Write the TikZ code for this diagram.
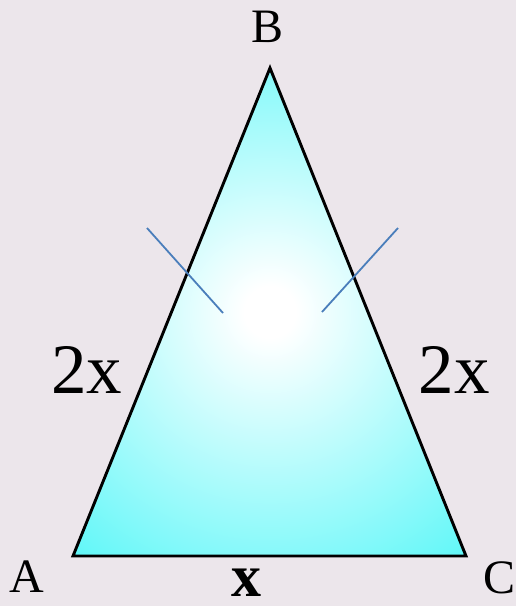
\documentclass[tikz,border=0pt]{standalone}
\usepackage{fontspec}
\setmainfont{Liberation Serif}
\definecolor{bgc}{RGB}{236,230,235}
\definecolor{cyanedge}{RGB}{92,247,248}
\definecolor{tickc}{RGB}{74,126,187}
\pgfdeclareradialshading{trishade}{\pgfpoint{0bp}{0bp}}{color(0bp)=(white); color(2bp)=(white); color(25bp)=(cyanedge); color(50bp)=(cyanedge)}
\begin{document}
\begin{tikzpicture}[x=1pt,y=-1pt,
  lbl/.style={anchor=base,inner sep=0pt,font=\fontsize{48}{48}\selectfont},
  side/.style={anchor=base,inner sep=0pt,font=\fontsize{71}{71}\selectfont},
  tick/.style={draw=tickc,line width=1.8pt}]
\fill[bgc] (0,0) rectangle (516,606);
\useasboundingbox (0,0) rectangle (516,606);
\coordinate (A) at (73,556);
\coordinate (B) at (270,68);
\coordinate (C) at (466,556);
\coordinate (ctr) at (270,312);
\begin{scope}
\clip (A) -- (B) -- (C) -- cycle;
\shade[shading=trishade] (ctr) circle[radius=320];
\end{scope}
\draw[line width=2.9pt,line join=miter] (A) -- (B) -- (C) -- cycle;
\coordinate (t1a) at (147,228);
\coordinate (t1b) at (223,313);
\coordinate (t2a) at (398,228);
\coordinate (t2b) at (322,312);
\draw[tick] (t1a) -- (t1b);
\draw[tick] (t2a) -- (t2b);
\node[lbl] (lB) at (268,42) {B};
\node[lbl] (lA) at (27,592) {A};
\node[lbl] (lC) at (500,593) {C};
\node[side] (s1) at (87,393) {2x};
\node[side] (s2) at (454,393) {2x};
\node[side,font=\fontsize{60}{60}\selectfont\bfseries] (s3) at (246,596) {x};
\end{tikzpicture}
\end{document}
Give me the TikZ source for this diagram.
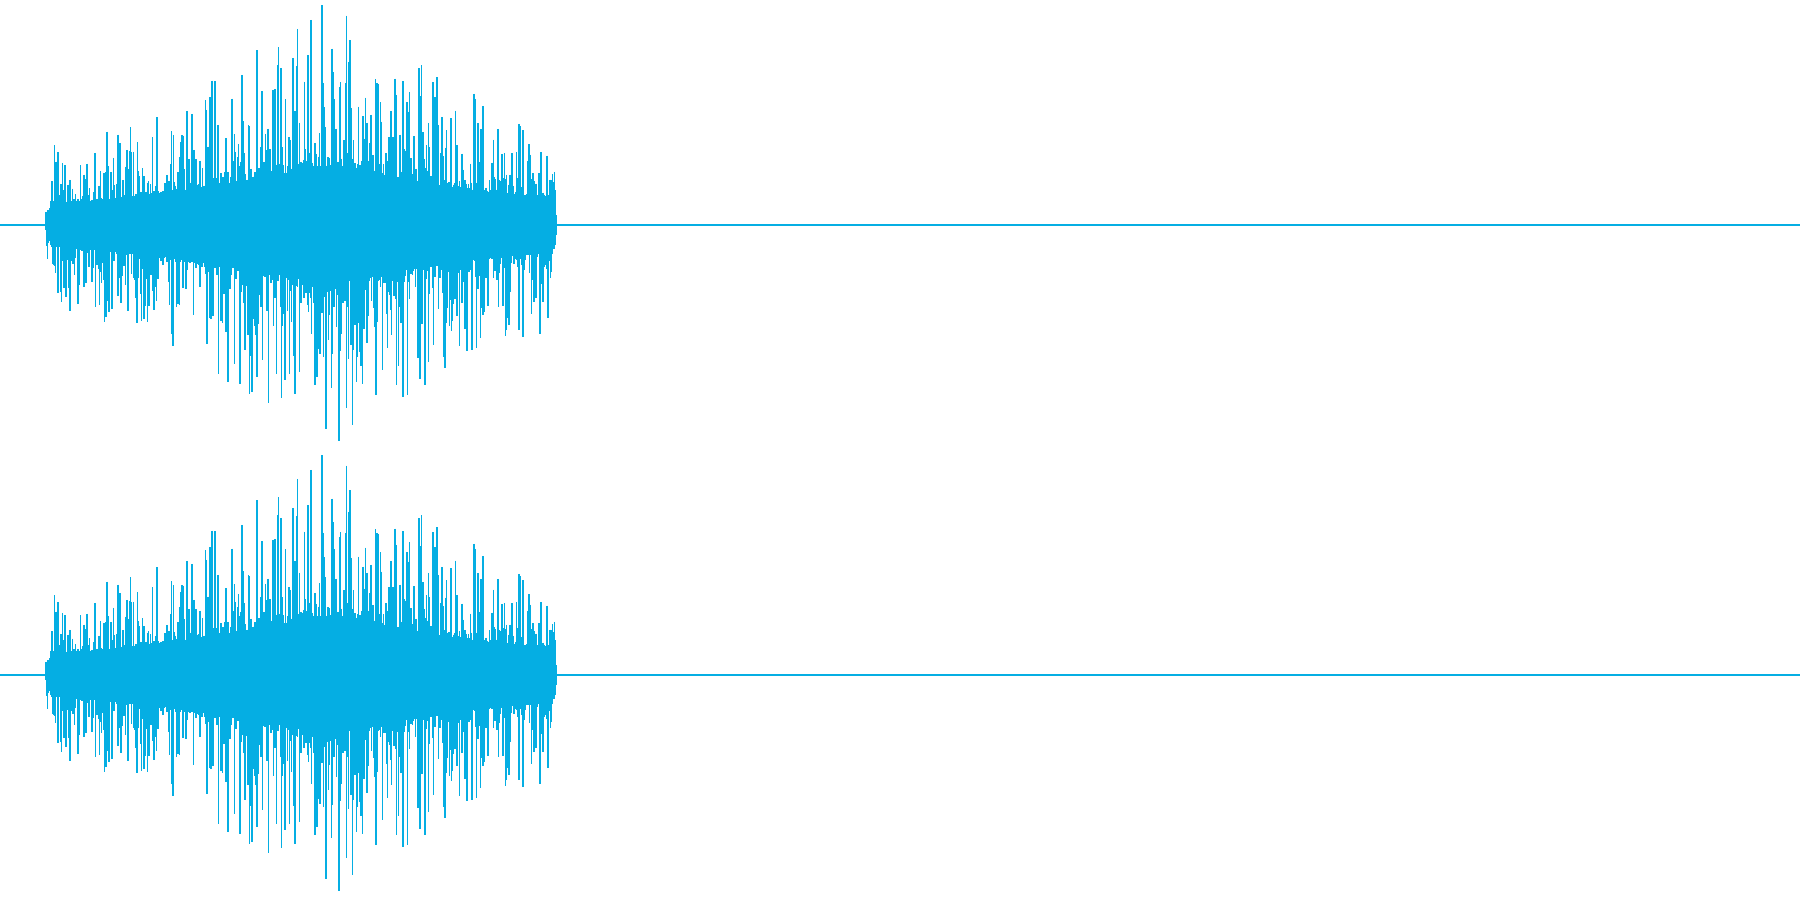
\documentclass[tikz,border=0pt]{standalone}
\definecolor{wavecol}{HTML}{05AEE3}
\tikzset{wave/.style={draw=wavecol,line width=0.45pt}}
\begin{document}
\begin{tikzpicture}
\useasboundingbox (0,0) rectangle (18,9);
\pgfmathsetseed{7}
\draw[wave] (0,6.75) -- (18,6.75);
\draw[wave] (0,2.25) -- (18,2.25);
\foreach \i in {0,...,899}{
  \pgfmathsetmacro\x{0.46+\i*5.1/899}
  \pgfmathsetmacro\c{\x<3.3 ? 0.22+0.38*((\x-0.46)/2.84)^1.5 : 0.28+0.32*((5.56-\x)/2.26)^1.5}
  \pgfmathsetmacro\t{min(1,(\x-0.44)/0.08)*min(1,(5.58-\x)/0.06)}
  \pgfmathsetmacro\u{\t*\c*(1+2.8*rnd^5)}
  \pgfmathsetmacro\d{\t*\c*(1+2.8*rnd^5)}
  \draw[wave] (\x,6.75+\u) -- (\x,6.75-\d) (\x,2.25+\u) -- (\x,2.25-\d);
}
\end{tikzpicture}
\end{document}
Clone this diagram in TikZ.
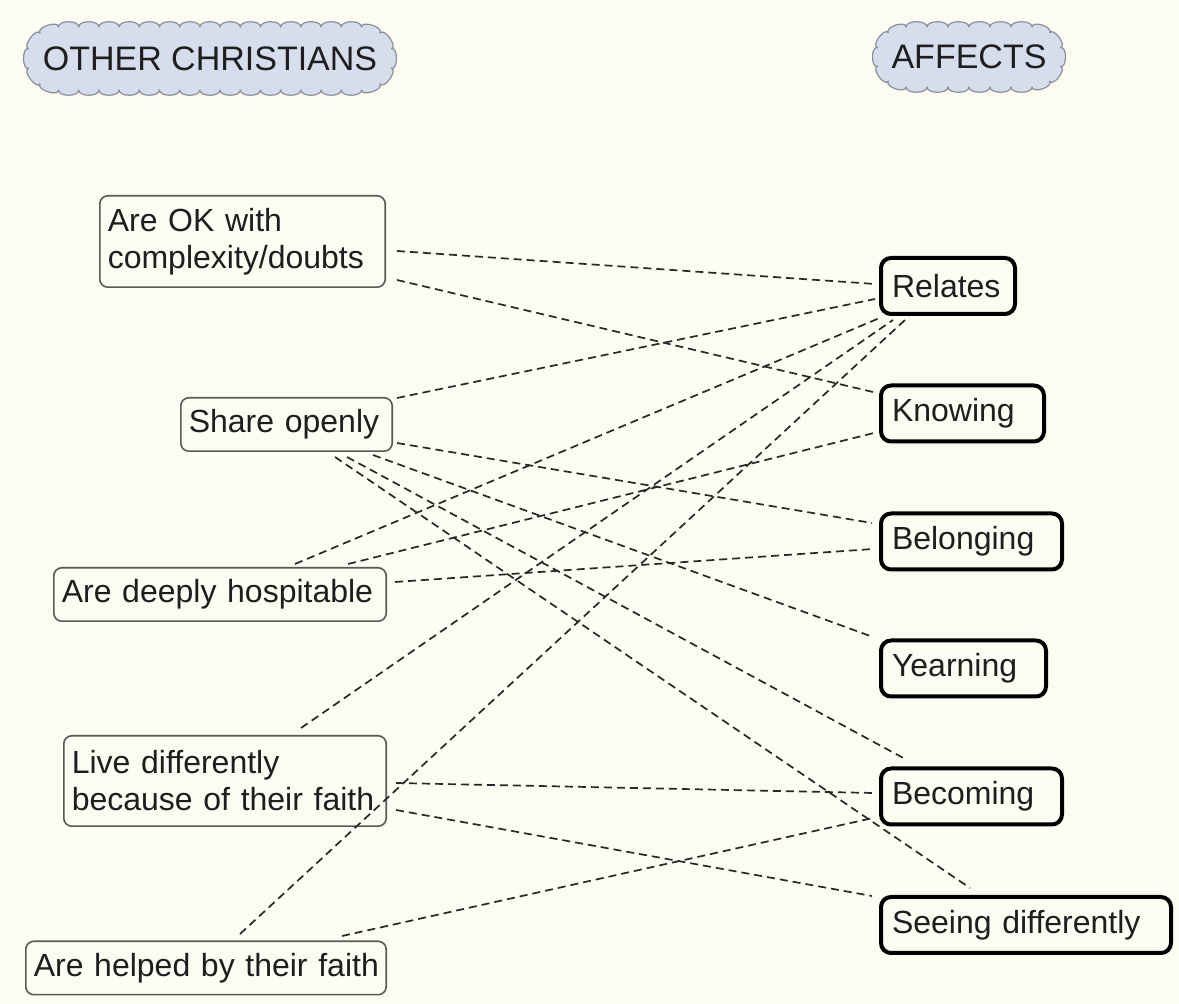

* DO THIS: Beginning at the line that contains "Give me the TikZ source for this diagram.", give the remaining lines of the records again exactly, through the last one. Leave out pictures.

* THE COMPLETED TASK:
Give me the TikZ source for this diagram.
\documentclass[tikz,border=0pt]{standalone}
\definecolor{wavecol}{HTML}{05AEE3}
\tikzset{wave/.style={draw=wavecol,line width=0.45pt}}
\begin{document}
\begin{tikzpicture}
\useasboundingbox (0,0) rectangle (18,9);
\pgfmathsetseed{7}
\draw[wave] (0,6.75) -- (18,6.75);
\draw[wave] (0,2.25) -- (18,2.25);
\foreach \i in {0,...,899}{
  \pgfmathsetmacro\x{0.46+\i*5.1/899}
  \pgfmathsetmacro\c{\x<3.3 ? 0.22+0.38*((\x-0.46)/2.84)^1.5 : 0.28+0.32*((5.56-\x)/2.26)^1.5}
  \pgfmathsetmacro\t{min(1,(\x-0.44)/0.08)*min(1,(5.58-\x)/0.06)}
  \pgfmathsetmacro\u{\t*\c*(1+2.8*rnd^5)}
  \pgfmathsetmacro\d{\t*\c*(1+2.8*rnd^5)}
  \draw[wave] (\x,6.75+\u) -- (\x,6.75-\d) (\x,2.25+\u) -- (\x,2.25-\d);
}
\end{tikzpicture}
\end{document}
Clone this diagram in TikZ.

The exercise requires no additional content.